# Thoughts on Tile Drain?



## willjayc (Apr 19, 2013)

http://s1059.photobucket.com/user/willjayc/media/IMAG0454.jpg.htmlAs I've mentioned before in a few other posts, I'm putting in a small amount of vines in Central Ontario. I've been working laying out the vineyard and getting all my supplies in order.

My 42 vines will be showing up anytime in the 2-3 weeks and today I had a chance to start to put in some cedar posts for my trellis. I've decided to put up the trellis first as I have the posts and as I had to rent a post hole auger for another project anyways. 

My site is a small hillside that slopes down to the SE and my rows are running N-S. I've only lived here for one year and don't know all the nuances of the property but I have a pretty good idea. I was concerned about wet soils but I thought the hillside would be well drained enough. Today when I was augering holes on the top of the hill I had water settling into the hole at about 1' below the surface.

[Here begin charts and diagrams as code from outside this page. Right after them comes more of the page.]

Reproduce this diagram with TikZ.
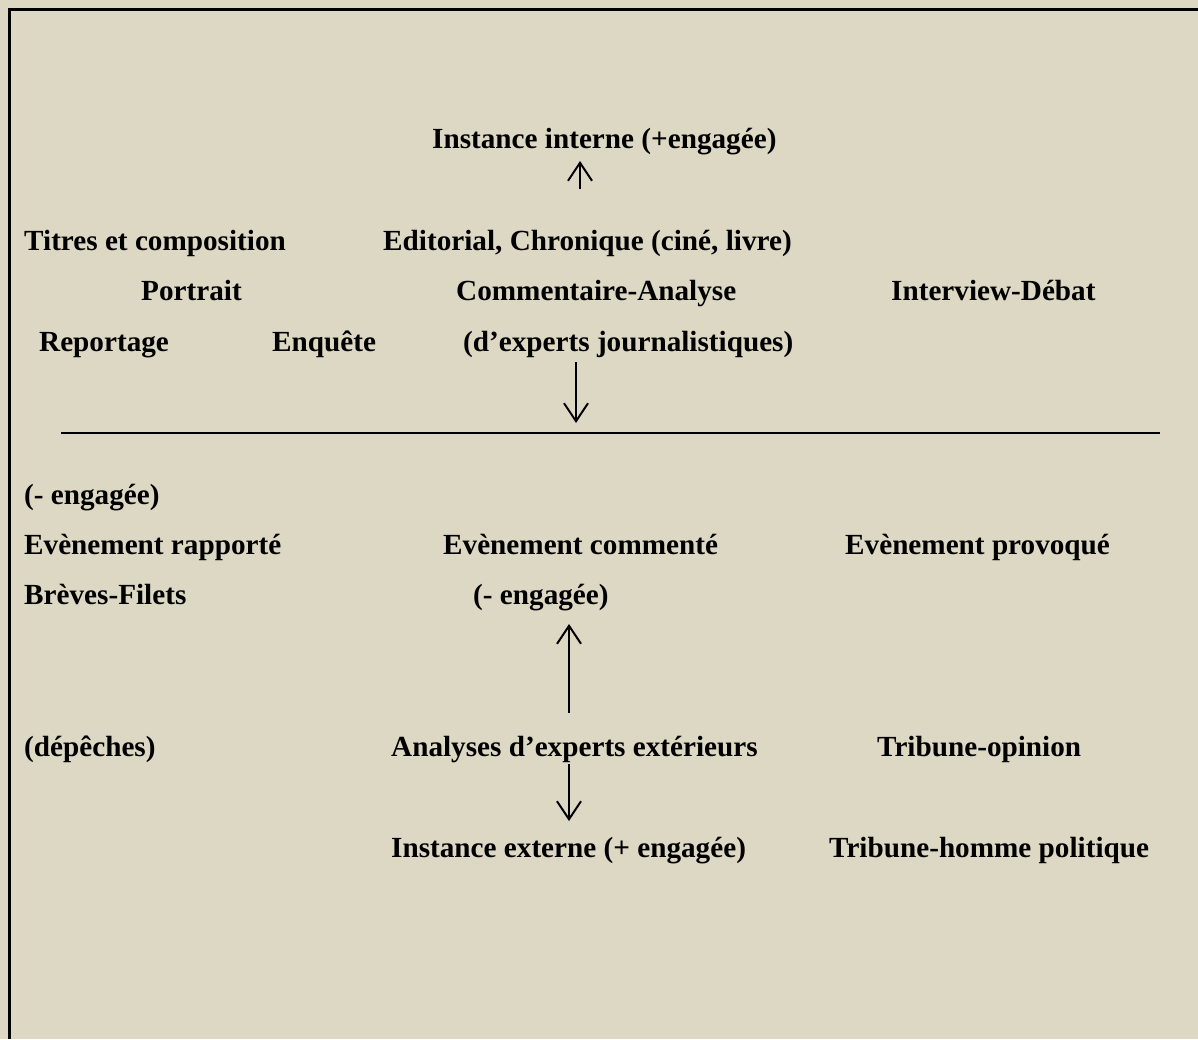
\documentclass[tikz,border=0pt]{standalone}
\usepackage{fontspec}
\setmainfont{Liberation Serif}
\usetikzlibrary{arrows.meta}
\definecolor{paper}{RGB}{221,216,195}
\begin{document}
\begin{tikzpicture}[x=1pt,y=-1pt,
  lbl/.style={anchor=base west,inner sep=0pt,font=\fontsize{29.2}{33}\selectfont\bfseries},
  rule/.style={line width=2pt},
  vec/.style={line width=2pt,-{Straight Barb[length=18pt,width=24pt,line width=2pt]}}]
  % page and frame
  \fill[paper] (0,0) rectangle (1198,1039);
  \useasboundingbox (0,0) rectangle (1198,1039);
  \draw[line width=3pt] (9,1039) -- (9,9) -- (1198,9);

  % upper half: internal instance
  \node[lbl] (ii)  at (432,148) {Instance interne (+engagée)};
  \node[lbl] (tc)  at (24,250)  {Titres et composition};
  \node[lbl] (ed)  at (383,250) {Editorial, Chronique (ciné, livre)};
  \node[lbl] (po)  at (141,300) {Portrait};
  \node[lbl] (ca)  at (456,300) {Commentaire-Analyse};
  \node[lbl] (id)  at (891,300) {Interview-Débat};
  \node[lbl] (re)  at (39,351)  {Reportage};
  \node[lbl] (en)  at (272,351) {Enquête};
  \node[lbl] (dj)  at (463,351) {(d’experts journalistiques)};

  % dividing rule
  \coordinate (ruleL) at (61,433);
  \coordinate (ruleR) at (1160,433);
  \draw[rule] (ruleL) -- (ruleR);

  % lower half
  \node[lbl] (me1) at (24,504)  {(- engagée)};
  \node[lbl] (er)  at (24,554)  {Evènement rapporté};
  \node[lbl] (ec)  at (443,554) {Evènement commenté};
  \node[lbl] (ep)  at (845,554) {Evènement provoqué};
  \node[lbl] (bf)  at (24,604)  {Brèves-Filets};
  \node[lbl] (me2) at (473,604) {(- engagée)};
  \node[lbl] (dp)  at (24,756)  {(dépêches)};
  \node[lbl] (ae)  at (391,756) {Analyses d’experts extérieurs};
  \node[lbl] (to)  at (877,756) {Tribune-opinion};
  \node[lbl] (ie)  at (391,857) {Instance externe (+ engagée)};
  \node[lbl] (th)  at (829,857) {Tribune-homme politique};

  % arrows
  \coordinate (a1s) at (580,189);
  \coordinate (a1e) at (580,161);
  \draw[vec] (a1s) -- (a1e);
  \coordinate (a2s) at (576,362);
  \coordinate (a2e) at (576,423);
  \draw[vec] (a2s) -- (a2e);
  \coordinate (a3s) at (569,713);
  \coordinate (a3e) at (569,624);
  \draw[vec] (a3s) -- (a3e);
  \coordinate (a4s) at (569,764);
  \coordinate (a4e) at (569,821);
  \draw[vec] (a4s) -- (a4e);
\end{tikzpicture}
\end{document}
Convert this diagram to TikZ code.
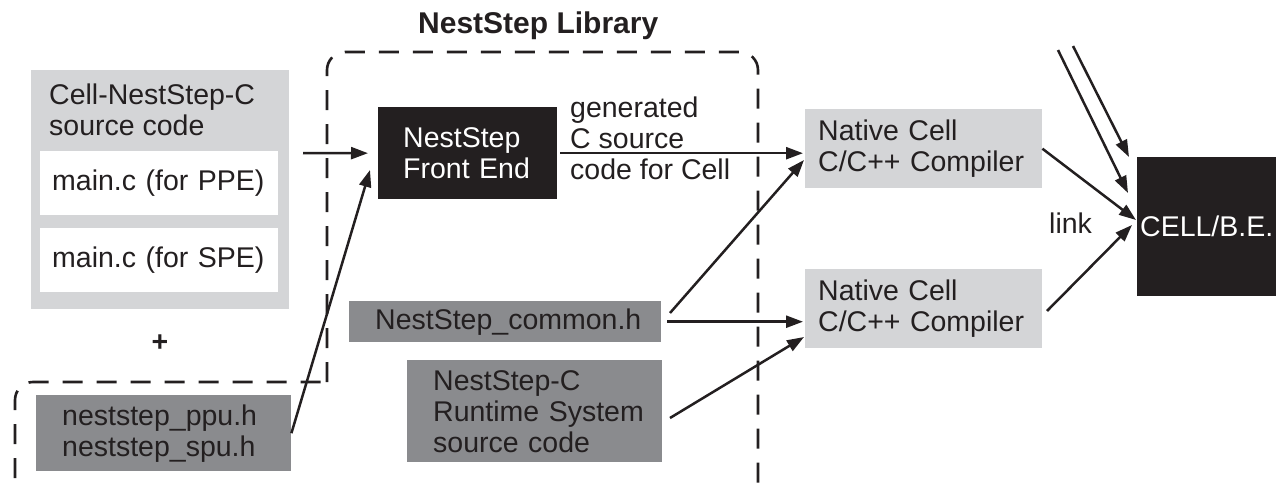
\documentclass[tikz,border=0pt]{standalone}
\usepackage{fontspec}
\setmainfont{Liberation Sans}
\usetikzlibrary{arrows.meta}
\definecolor{ink}{HTML}{231F20}
\definecolor{lgray}{HTML}{D4D5D7}
\definecolor{mgray}{HTML}{8A8B8E}
\begin{document}
\begin{tikzpicture}[x=1pt,y=-1pt,
  every node/.style={font=\fontsize{28.5}{31}\selectfont, text=ink},
  boxbase/.style={rectangle, inner ysep=0pt, anchor=north west, align=left},
  lbox/.style={boxbase, fill=lgray},
  wbox/.style={boxbase, fill=white},
  mbox/.style={boxbase, fill=mgray},
  kbox/.style={boxbase, fill=ink, text=white},
  txt/.style={inner sep=0pt, align=left},
  arr/.style={draw=ink, line width=2.5pt, -{Triangle[length=17pt,width=12pt]}},
  dashline/.style={draw=ink, line width=2.6pt, dash pattern=on 20pt off 14pt, rounded corners=18pt}
]
\useasboundingbox (0,0) rectangle (1286,485);
\clip (0,0) rectangle (1286,485);

% library boundary
\draw[dashline] (200,505) -- (15,505) -- (15,382) -- (327,382);
\draw[dashline] (327,382) -- (327,52) -- (758,52) -- (758,505) -- (600,505);

% title
\node[txt, anchor=base west, font=\fontsize{30}{32}\selectfont\bfseries] (title) at (418,33) {NestStep Library};

% source code box
\node[lbox, minimum width=258pt, minimum height=239pt] (src) at (31,70) {};
\node[txt, anchor=north west] (srclab) at (49,84) {Cell-NestStep-C\\source code};
\node[wbox, minimum width=238pt, minimum height=64pt, inner xsep=12pt, text width=214pt] (ppe) at (40,151) {main.c (for PPE)};
\node[wbox, minimum width=238pt, minimum height=64pt, inner xsep=12pt, text width=214pt] (spe) at (40,228) {main.c (for SPE)};
\node[txt, font=\fontsize{28.5}{31}\selectfont\bfseries] (plus) at (160,343) {+};
\node[mbox, minimum width=255pt, minimum height=76pt, inner xsep=26pt, text width=203pt] (ppu) at (36,395) {neststep\_ppu.h\\neststep\_spu.h};

% library contents
\node[kbox, minimum width=179pt, minimum height=92pt, inner xsep=25pt, text width=129pt] (fe) at (378,107) {NestStep\\Front End};
\node[mbox, minimum width=312pt, minimum height=41pt, inner xsep=26pt, text width=260pt] (common) at (349,301) {\mbox{NestStep\_common.h}};
\node[mbox, minimum width=255pt, minimum height=102pt, inner xsep=26pt, text width=203pt] (rts) at (407,360) {NestStep-C\\\mbox{Runtime System}\\source code};
\node[txt, anchor=north west] (gen) at (570,97) {generated\\C source\\code for Cell};

% compilers
\node[lbox, minimum width=237pt, minimum height=79pt, inner xsep=13pt, text width=211pt] (comp1) at (805,109) {Native Cell\\\mbox{C/C++ Compiler}};
\node[lbox, minimum width=237pt, minimum height=79pt, inner xsep=13pt, text width=211pt] (comp2) at (805,269) {Native Cell\\\mbox{C/C++ Compiler}};
\node[kbox, minimum width=139pt, minimum height=139pt, inner xsep=0pt, align=center] (cell) at (1137,157) {CELL/B.E.};
\node[txt, anchor=base west] (link) at (1049,233) {link};

% connector end points
\coordinate (srcout) at (303,153);
\coordinate (fein) at (370,170);
\coordinate (cmout1) at (670,313);
\coordinate (c1in) at (804,160);
\coordinate (rtsout) at (670,418);
\coordinate (c2in) at (804,337);
\coordinate (c2out) at (1047,311);
\coordinate (cellin1) at (1136,220);
\coordinate (cellin2) at (1132,225);
\coordinate (up1) at (1058,50);
\coordinate (up1e) at (1128,193);
\coordinate (up2) at (1073,46);
\coordinate (up2e) at (1129,157);

% connectors
\draw[arr, shorten >=10pt] (srcout) -- (fe.west);
\draw[arr] (ppu.east) -- (fein);
\draw[arr, shorten <=3pt, shorten >=2pt] (fe.east) -- (fe.east -| comp1.west);
\draw[arr] (cmout1) -- (c1in);
\draw[arr, shorten <=6pt, shorten >=2pt] (common.east) -- (common.east -| comp2.west);
\draw[arr] (rtsout) -- (c2in);
\draw[arr] (comp1.east) -- (cellin1);
\draw[arr] (c2out) -- (cellin2);
\draw[arr] (up1) -- (up1e);
\draw[arr] (up2) -- (up2e);
\end{tikzpicture}
\end{document}
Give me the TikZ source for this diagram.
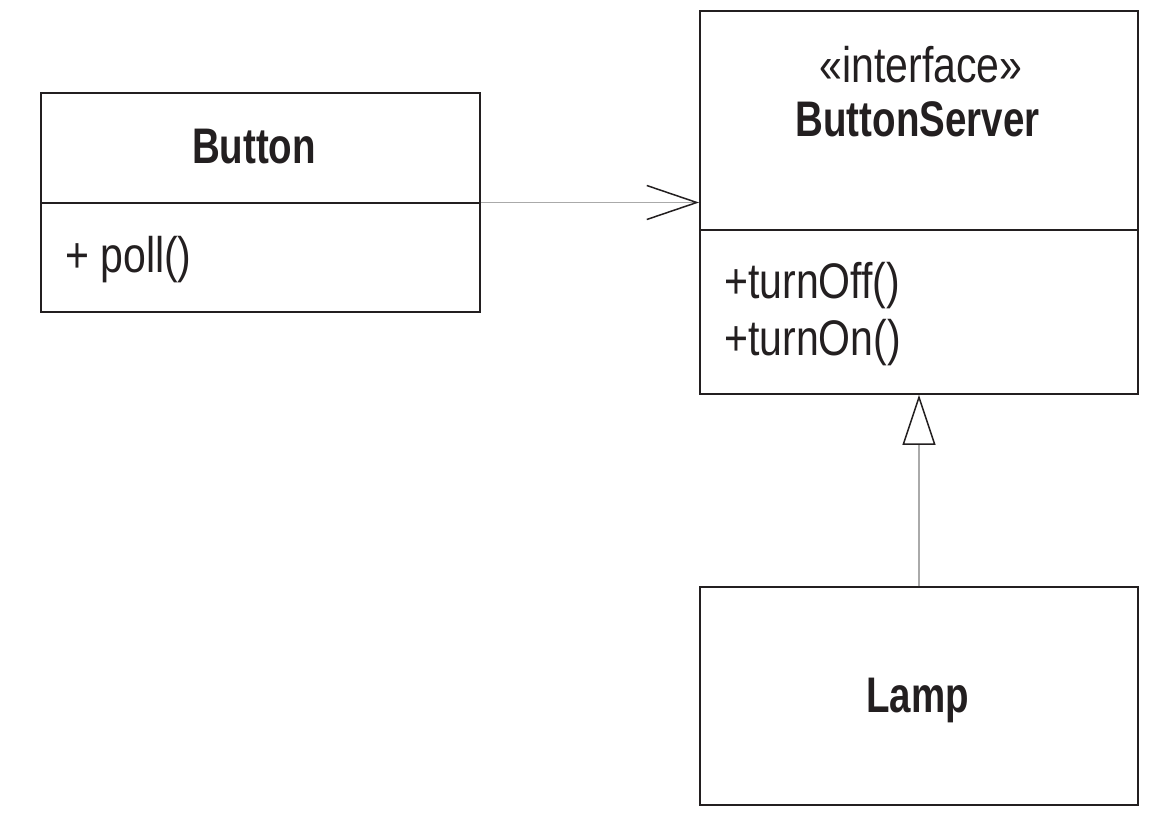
\documentclass[tikz,border=0pt]{standalone}
\usepackage{fontspec}
\setmainfont[FakeStretch=0.82,BoldFeatures={FakeStretch=0.77}]{Liberation Sans}
\usetikzlibrary{arrows.meta}
\definecolor{ink}{HTML}{231F20}
\definecolor{conn}{HTML}{AAAAAA}
\begin{document}
\begin{tikzpicture}[x=1pt,y=-1pt,
  box/.style={draw=ink,line width=1.8pt,rectangle,inner sep=0pt},
  lbl/.style={inner sep=0pt,text=ink,font=\fontsize{50}{60}\selectfont},
  blbl/.style={lbl,font=\fontsize{50}{60}\selectfont\bfseries},
  connline/.style={draw=conn,line width=1.5pt}]
\useasboundingbox (0,0) rectangle (1150,819);
% boxes
\node[box,minimum width=439pt,minimum height=219pt] (button) at (260.5,202.5) {};
\node[box,minimum width=438pt,minimum height=383pt] (server) at (919,202.5) {};
\node[box,minimum width=438pt,minimum height=218pt] (lamp) at (919,696) {};
% dividers
\coordinate (bdl) at (41,203);
\coordinate (bdr) at (480,203);
\draw[draw=ink,line width=1.8pt] (bdl) -- (bdr);
\coordinate (sdl) at (700,230);
\coordinate (sdr) at (1138,230);
\draw[draw=ink,line width=1.8pt] (sdl) -- (sdr);
% texts
\node[blbl,anchor=base] (buttonname) at (254,163) {Button};
\node[lbl,anchor=base west] (poll) at (65,272) {+ poll()};
\node[lbl,anchor=base] (stereo) at (921,82) {«interface»};
\node[blbl,anchor=base] (servername) at (917.5,136) {ButtonServer};
\node[lbl,anchor=base west] (off) at (724,298) {+turnOff()};
\node[lbl,anchor=base west] (on) at (724,355) {+turnOn()};
\node[blbl,anchor=base] (lampname) at (917.5,712) {Lamp};
% connectors
\draw[connline,-{Straight Barb[length=50pt,width=34pt,color=ink,line width=1.5pt]}] (button.east) -- (server.west);
\draw[connline,-{Triangle[open,length=50pt,width=33pt,color=ink,fill=white,line width=1.5pt]}] (lamp.north) -- (server.south);
\end{tikzpicture}
\end{document}
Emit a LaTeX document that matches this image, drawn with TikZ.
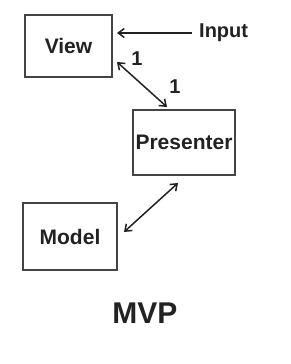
\documentclass[tikz,border=0pt]{standalone}
\usepackage{fontspec}
\setmainfont{Liberation Sans}
\usetikzlibrary{arrows.meta}
\definecolor{ink}{HTML}{222222}
\definecolor{edge}{HTML}{444444}
\tikzset{
  tipb/.tip={Straight Barb[length=6pt,width=9pt,line width=1.5pt]},
  boxnode/.style={draw=edge, line width=1.8pt, fill=white, inner sep=0pt, text=ink, font=\bfseries\fontsize{21}{24}\selectfont},
  conn/.style={draw=ink, line width=1.5pt, {tipb}-{tipb}},
  oneway/.style={draw=ink, line width=1.5pt, -{tipb}},
  lbl/.style={text=ink, font=\bfseries\fontsize{20}{22}\selectfont, inner sep=0pt}
}
\begin{document}
\begin{tikzpicture}[x=1pt,y=-1pt]
\useasboundingbox (0,0) rectangle (291,364);
\node[boxnode, minimum width=87pt, minimum height=62pt] (view) at (68.5,46) {View};
\node[boxnode, minimum width=102pt, minimum height=65pt] (pres) at (184,142.5) {Presenter};
\node[boxnode, minimum width=94pt, minimum height=67pt] (model) at (70,236.5) {Model};
\node[lbl, anchor=west] (input) at (199,33) {Input};
\node[lbl] (one1) at (137,59) {1};
\node[lbl] (one2) at (175,87) {1};
\node[text=ink, font=\bfseries\fontsize{30}{34}\selectfont, inner sep=0pt] (mvp) at (145,313) {MVP};
\coordinate (in1) at (192,33);
\coordinate (in2) at (117,33);
\coordinate (vp1) at (117,62);
\coordinate (vp2) at (167,107);
\coordinate (mp1) at (124,232);
\coordinate (mp2) at (178,183);
\draw[oneway] (in1) -- (in2);
\draw[conn] (vp1) -- (vp2);
\draw[conn] (mp1) -- (mp2);
\end{tikzpicture}
\end{document}
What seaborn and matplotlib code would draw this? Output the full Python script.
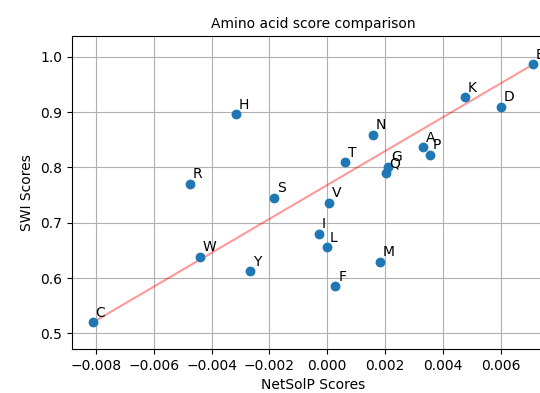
import matplotlib
matplotlib.use("Agg")
import matplotlib.pyplot as plt
import seaborn as sns
import pandas as pd

amino_acids = ["C", "W", "Y", "R", "H", "S", "V", "I", "L", "F", "M", "T", "N",
               "G", "Q", "A", "P", "K", "D", "E"]
netsolp_scores = [-0.00811, -0.0044, -0.00267, -0.00475, -0.00317, -0.00185, 0.00007,
                  -0.00028, -0.00002, 0.00028, 0.00182, 0.00062, 0.00157,
                  0.0021, 0.00203, 0.0033, 0.00355, 0.00477, 0.0060, 0.00712]
swi_scores = [0.520, 0.639, 0.612, 0.770, 0.896, 0.745, 0.736,
              0.680, 0.656, 0.585, 0.630, 0.809, 0.859,
              0.801, 0.790, 0.836, 0.823, 0.927, 0.909, 0.986]

df = pd.DataFrame({"aa": amino_acids, "netsolp": netsolp_scores, "swi": swi_scores})

# trend line from the lowest to the highest pair
trend = pd.DataFrame({"netsolp": [min(netsolp_scores), max(netsolp_scores)],
                      "swi": [min(swi_scores), max(swi_scores)]})

fig = plt.figure(figsize=(5.4, 3.93), dpi=100)
ax = fig.add_axes([0.1328, 0.112, 0.895, 0.796])

sns.scatterplot(data=df, x="netsolp", y="swi", s=50, linewidth=0, color="#1f77b4", ax=ax, zorder=3)
sns.lineplot(data=trend, x="netsolp", y="swi", color="red", alpha=0.4, lw=1.5, ax=ax)

for aa, x, y in zip(amino_acids, netsolp_scores, swi_scores):
    ax.text(x + 0.0001, y + 0.01, aa, fontsize=10)

ax.set_xlim(-0.00884, 0.00788)
ax.set_ylim(0.472, 1.037)
ax.grid(True)
ax.set_axisbelow(True)
ax.set_xlabel("NetSolP Scores")
ax.set_ylabel("SWI Scores")
ax.set_title("Amino acid score comparison", fontsize=10)

fig.savefig("out.png", dpi=100)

Now, we've had exceptional snow cover this year and have received 2-3" of rain in the last 7 days. Should I be concerned? Should I consider some tile drain? There is a pond within 100' of the vines that I could drain to. I fully expect the soil to be quite dry for most of the year but a lot of run off makes it's way down/through this hillside in the spring. Will this saturated soil in the early season affect my success with growing? The soil is a little heavier than I'd like as it is a Silty Loam. Interested in anyone's thoughts. I have access to a small excavator and the tile drain would only cost me $200-$300 to put in 2 runs but it's just going to make an even bigger mess of my already muddy backyard if I'm out there mucking around with machinery.

Here's a few pictures of the site, the slope is a bit hard to judge but it slopes from the lower/right of the pictures to the upper left (towards the pond and open field) It drops about 10' from the highest trellis post to the top of the pond (which is usually much lower in the summer). FYI, the wood footings are for a greenhouse I'm building.

http://s1059.photobucket.com/user/willjayc/media/IMAG0454.jpg.html

This is the right side and below is the left side of a panoramic shot











A better pic of the elevation


----------



## willjayc (Apr 19, 2013)

Ok, how can I post pictures? I thought I had it figured out.


----------



## willjayc (Apr 20, 2013)

URL's to Pictures:

http://s1059.photobucket.com/user/willjayc/media/IMAG0454.jpg.html

http://s1059.photobucket.com/user/willjayc/media/IMAG0455.jpg.html

http://i1059.photobucket.com/albums/t435/willjayc/IMAG0456.jpg


----------



## Runningwolf (Apr 20, 2013)

Use the img code instead of the url


----------



## willjayc (Apr 20, 2013)

Thanks Dan


----------



## spaniel (Apr 21, 2013)

Depending on your soil setup, a hillside will not always be well-drained. The one hill on my property that is maybe similar to yours (hard to tell exactly from the photos) is the worst place on my property to put a vineyard. The soil absorbs water quickly on top of the hill, then about 3/4 the way down it all comes out the side of the hill. So that hillside is actually wetter after a heavy rain than the flat ground on the rest of the property.

My vineyard is exposed to more water than I would like from time to time. I am sure it is not ideal but it does not seem to be a big deal either. You have to work with what you have.


----------



## saddlebronze (Apr 22, 2013)

Drain it. If you have standing water in the post holes for more than a couple hours, you have a low percolation rate which is not good for grapes


----------



## willjayc (Apr 24, 2013)

I think I might take my chance and keep an eye on it. We've had a major bout of rain, 3 local communities have declared a state of emergency and rivers are higher than 100 year old records so this water may not be the norm. It dried up in about a day and a half. I 'll be a pain but it's a small trial area so I can drain it later I suppose.


----------